Personal information
- Full name: Ihor Yevstakhiyovych Kulchytskyi
- Date of birth: 13 August 1941 (age 84)
- Place of birth: Lemberg, District of Galicia, General Government
- Position(s): Midfielder

Youth career
- 1957–: DYuSSh-4 Lviv

Senior career*
- Years: Team / Apps / (Gls)
- 1961: Naftovyk Drohobych
- 1961: Dynamo Kyiv
- 1962: Silmash Lviv
- 1963–1972: Karpaty Lviv / 307 / (37)

International career
- 1971: USSR / 2 / (0)

Managerial career
- 1973–1977: FC Karpaty Lviv (assistant)
- 1980–1987: FC Karpaty Lviv (academy)
- 1987–1988: DYuSSh-4 Lviv
- 1989: FC Karpaty Lviv (nachalnik)

= Ihor Kulchytskyi =

Soviet football player

Ihor Yevstakhiyovych Kulchytskyi (Ігор Євстахійович Кульчицький, Игорь Евстафьевич Кульчицкий; born 13 August 1941) is a retired Soviet football player, Master of Sports of the USSR.

==Biography==
Kulchytsky was born during World War II in occupied by the Nazi Germany Western Ukraine. After the war he finished the Lviv Institute of Physical Culture and the school of Journalism of Lviv University.

From 1961 to 1973 Kulchytsky was a non-amateur football player, playing mostly in the All-Soviet competitions, while spending some years in other clubs from the western Ukraine. In 1969 being a captain of Karpaty Lviv, he led the team to victory in the Soviet Cup competition where in final at Luzhniki Stadium of Vladimir Lenin they beat Rostov Army team.

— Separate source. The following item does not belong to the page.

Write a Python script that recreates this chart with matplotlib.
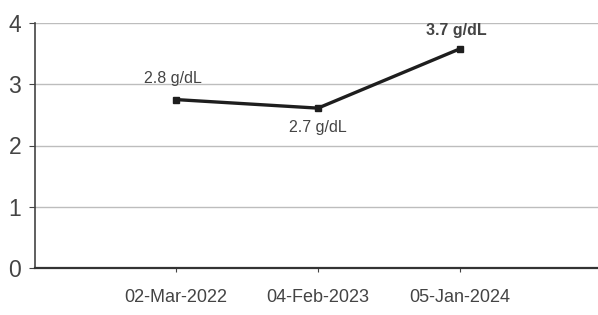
import matplotlib
matplotlib.use("Agg")
import matplotlib.pyplot as plt

dates = ["02-Mar-2022", "04-Feb-2023", "05-Jan-2024"]
values = [2.75, 2.61, 3.58]
point_labels = ["2.8 g/dL", "2.7 g/dL", "3.7 g/dL"]
y_ticks = [0, 1, 2, 3, 4]

plt.rcParams['font.family'] = ['Liberation Sans', 'DejaVu Sans']

fig = plt.figure(figsize=(5.98, 3.15), dpi=100)
ax = fig.add_axes([35/598, 1 - 268/315, 1 - 35/598, (268 - 23)/315])

x = list(range(len(dates)))
ax.plot(x, values, color='#1e1e1e', lw=2.4, marker='s', ms=5, zorder=3)

offsets = [(-2, 15), (0, -14), (-3, 13)]
weights = ['normal', 'normal', 'bold']
for xi, v, lab, off, w in zip(x, values, point_labels, offsets, weights):
    ax.annotate(lab, (xi, v), xytext=off, textcoords='offset points',
                ha='center', va='center', fontsize=11.5, color='#444444', fontweight=w)

ax.set_xlim(-0.99, 2.97)
ax.set_ylim(0, 4)
ax.set_yticks(y_ticks)
ax.set_xticks(x)
ax.set_xticklabels(dates)
ax.grid(axis='y', color='#bdbdbd', lw=1)
ax.set_axisbelow(True)
for s in ['top', 'right']:
    ax.spines[s].set_visible(False)
ax.spines['left'].set_color('#444444')
ax.spines['bottom'].set_color('#333333')
ax.spines['left'].set_linewidth(1.2)
ax.spines['bottom'].set_linewidth(1.6)
ax.tick_params(axis='y', labelsize=16.5, colors='#444444', length=4, pad=6)
ax.tick_params(axis='x', labelsize=13, colors='#444444', length=3, pad=12)

fig.savefig("out.png", dpi=100)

Upon retiring Kulchytsky studied at the Higher school of coaches in Moscow. In 1987–88 he was a children coach of his former sports school (Sports school 4). In 1989 Kulchytsky became a team administrator of Karpaty Lviv. Later he worked for cities authorities until 2001. Since then Kulchytsky represents Karpaty at the Football Federation of Lviv Oblast.

==Honours==
- Soviet Cup winner: 1969.

==International career==
Kulchytsky made his debut for USSR on 17 February 1971 in a friendly against Mexico.